Incompatibilité de l’engagement libérateur
avec l’Église institution
Vivre dans l’église catholique romaine comme femme ? |
Joëlle Anna St-Arnaud
À l’occasion du Synode des femmes de Montréal, on m’a proposé de prendre la parole dans le cadre du panel des jeunes. J’ai été touchée de constater l’intérêt du groupe envers mon récit et je me suis sentie privilégiée que l’on m’ait accordé une liberté de parole dans le cadre de ce synode, organisé en parallèle avec le synode qui se tient au Vatican.
Qu’évoque le lien entre la fidélité à l’Évangile et l’engagement pour la justice ? La question invite en premier lieu à s’intéresser à un texte, celui de l’Évangile. Est-ce que cette fidélité au texte que j’interprète comme un récit de libération est liée à mon engagement pour la justice ? Je l’espère. La libération, je l’entrevois à travers les histoires des patient·es rencontré·es dans mon quotidien d’intervenante en soins spirituels. Des patient·es arrivé·es à l’hôpital pour des raisons qu’elles et ils n’ont pas choisies, sans être préparé·es, bien souvent, dans un contexte où de nombreuses contraintes sont au rendez-vous. Chaque histoire d’hôpital est unique, avec ses nuances et ses subtilités à saisir ; chaque histoire interpelle.
L’objectif des patient·es est de se libérer de l’hôpital, d’en sortir et de ne plus y revenir. Chaque hospitalisation est une histoire de sortie, mais parfois, la sortie se présente sous les traits de la mort, qui libère la personne hospitalisée de ses souffrances.
Poursuivant la réflexion, est-ce que cet engagement auprès des patient·es est compatible à un engagement dans l’Église ? Qu’est-ce qui ouvre des voies ou, au contraire, qu’est-ce qui fait obstacle ? Je ne crois pas qu’il y ait des possibilités de conciliation. Je ne vois que des obstacles, voire du danger. Je n’ai pas d’engagement au sens propre dans l’Église. Cependant, du fait de ma fonction et des liens avec des communautés religieuses, notamment catholiques, je me permets de dire qu’il y a à mon avis incompatibilité entre l’engagement pour la justice et l’engagement pour l’Église. J’ai surtout connu l’Église catholique dans sa forme de contrôle hiérarchique. Dans mon parcours, elle s’est présentée à moi comme une institution dont les membres représentent la supériorité morale et spirituelle, que ce soit notamment par le vêtement (le col romain) ou par les actes qui leur sont réservés (la confession et l’onction des malades).
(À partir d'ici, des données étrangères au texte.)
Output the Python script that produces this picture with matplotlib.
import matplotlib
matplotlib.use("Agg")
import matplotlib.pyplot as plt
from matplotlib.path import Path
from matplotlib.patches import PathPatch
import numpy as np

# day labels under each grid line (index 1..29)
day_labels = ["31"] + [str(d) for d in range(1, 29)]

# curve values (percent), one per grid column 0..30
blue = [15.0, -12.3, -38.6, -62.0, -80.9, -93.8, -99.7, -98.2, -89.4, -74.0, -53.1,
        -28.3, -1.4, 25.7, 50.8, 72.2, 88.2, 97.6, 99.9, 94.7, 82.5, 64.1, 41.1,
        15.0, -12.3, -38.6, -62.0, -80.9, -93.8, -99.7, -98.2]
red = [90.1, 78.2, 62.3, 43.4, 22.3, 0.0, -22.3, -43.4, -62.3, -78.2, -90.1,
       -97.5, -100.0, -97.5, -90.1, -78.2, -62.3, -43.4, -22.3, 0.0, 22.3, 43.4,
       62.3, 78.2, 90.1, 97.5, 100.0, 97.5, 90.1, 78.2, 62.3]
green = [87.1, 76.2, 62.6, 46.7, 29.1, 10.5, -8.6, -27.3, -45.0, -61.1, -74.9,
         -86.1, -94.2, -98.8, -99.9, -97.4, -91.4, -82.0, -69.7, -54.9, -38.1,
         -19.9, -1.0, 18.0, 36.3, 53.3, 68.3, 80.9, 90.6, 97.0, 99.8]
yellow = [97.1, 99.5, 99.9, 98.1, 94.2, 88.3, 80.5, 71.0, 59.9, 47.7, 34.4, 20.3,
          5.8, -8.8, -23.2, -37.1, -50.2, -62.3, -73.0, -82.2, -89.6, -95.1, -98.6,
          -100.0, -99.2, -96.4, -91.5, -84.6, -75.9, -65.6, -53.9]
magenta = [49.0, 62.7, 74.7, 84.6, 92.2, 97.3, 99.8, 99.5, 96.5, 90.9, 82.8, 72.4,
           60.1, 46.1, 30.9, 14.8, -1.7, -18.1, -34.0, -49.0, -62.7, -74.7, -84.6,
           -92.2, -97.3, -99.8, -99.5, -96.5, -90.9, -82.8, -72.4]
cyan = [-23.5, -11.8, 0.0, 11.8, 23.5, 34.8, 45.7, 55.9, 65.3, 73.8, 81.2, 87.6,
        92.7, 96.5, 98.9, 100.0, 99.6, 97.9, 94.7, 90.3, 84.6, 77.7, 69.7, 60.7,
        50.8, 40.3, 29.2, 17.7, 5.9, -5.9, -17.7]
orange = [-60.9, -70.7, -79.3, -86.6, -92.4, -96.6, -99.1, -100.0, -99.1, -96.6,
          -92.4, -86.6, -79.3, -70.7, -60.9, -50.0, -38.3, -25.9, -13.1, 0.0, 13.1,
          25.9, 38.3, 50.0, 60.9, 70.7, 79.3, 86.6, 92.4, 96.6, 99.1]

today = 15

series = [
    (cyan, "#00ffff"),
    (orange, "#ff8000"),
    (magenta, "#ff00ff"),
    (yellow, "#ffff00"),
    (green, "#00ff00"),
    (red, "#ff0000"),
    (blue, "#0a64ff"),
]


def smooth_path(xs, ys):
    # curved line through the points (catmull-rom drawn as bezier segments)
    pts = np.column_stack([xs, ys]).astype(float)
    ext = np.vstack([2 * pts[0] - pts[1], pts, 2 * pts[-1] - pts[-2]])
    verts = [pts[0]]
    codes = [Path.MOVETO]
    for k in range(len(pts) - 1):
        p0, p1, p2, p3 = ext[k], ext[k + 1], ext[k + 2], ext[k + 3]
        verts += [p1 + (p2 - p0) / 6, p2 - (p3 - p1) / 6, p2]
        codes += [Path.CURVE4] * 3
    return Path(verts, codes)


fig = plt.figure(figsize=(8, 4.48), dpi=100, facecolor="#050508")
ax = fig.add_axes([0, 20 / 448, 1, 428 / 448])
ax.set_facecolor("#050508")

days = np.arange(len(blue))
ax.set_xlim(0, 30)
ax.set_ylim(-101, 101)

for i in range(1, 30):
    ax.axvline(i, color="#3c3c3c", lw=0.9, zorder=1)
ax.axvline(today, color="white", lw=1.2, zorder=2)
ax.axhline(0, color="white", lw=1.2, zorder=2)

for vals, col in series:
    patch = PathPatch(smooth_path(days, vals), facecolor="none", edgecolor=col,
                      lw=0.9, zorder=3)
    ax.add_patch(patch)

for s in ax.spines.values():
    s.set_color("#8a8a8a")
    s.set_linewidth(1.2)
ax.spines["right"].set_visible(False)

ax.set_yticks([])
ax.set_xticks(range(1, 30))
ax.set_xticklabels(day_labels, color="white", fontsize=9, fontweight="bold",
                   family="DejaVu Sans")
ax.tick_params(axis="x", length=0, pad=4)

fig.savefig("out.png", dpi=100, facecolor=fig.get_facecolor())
Je suis peut-être pessimiste, mais je ne crois pas qu’il y ait possibilité d’ouvrir des voies en raison du système hiérarchique et discriminatoire. L’Église est un système qui soutient une élite mâle. Les autres – femmes, enfants, minorités sexuelles, etc. – sont vulnérables face au pouvoir de ce clergé à qui il est permis de les dominer, de les affaiblir. Il y a, à mon sens, un danger à rester dans ce système de pouvoir religieux.
J’ai eu assez de privilèges dans mon parcours pour pouvoir m’extirper des milieux religieux malsains, toxiques. D’autres n’ont malheureusement pas eu cette chance. Je pense notamment aux orphelins de Duplessis. L’Église catholique, main dans la main avec l’État québécois, les a abandonnés à leur sort dans une institution psychiatrique, un lieu d’abus de toutes les natures. Certains de ces orphelins sont morts alors qu’ils étaient encore enfants, certains enfants sont enterrés dans le sol, tout près des établissements de santé à Montréal, comme les enfants des pensionnats autochtones. S’il y a une voie à ouvrir, c’est peut-être celle de connaître la vérité, de reconnaître la dignité des enfants décédés.
Comment faire route ensemble en Église ? Si cela est un jour possible, j’aimerais bien que l’Église soit inclusive et, surtout, qu’elle nous prouve qu’elle a d’autres préoccupations que celle de la protection de son clergé. Peut-être la réponse se trouve-t-elle davantage en dehors de l’institution, dans les liens construits lors de rencontres en parallèle, comme ce que propose le Synode des femmes de Montréal.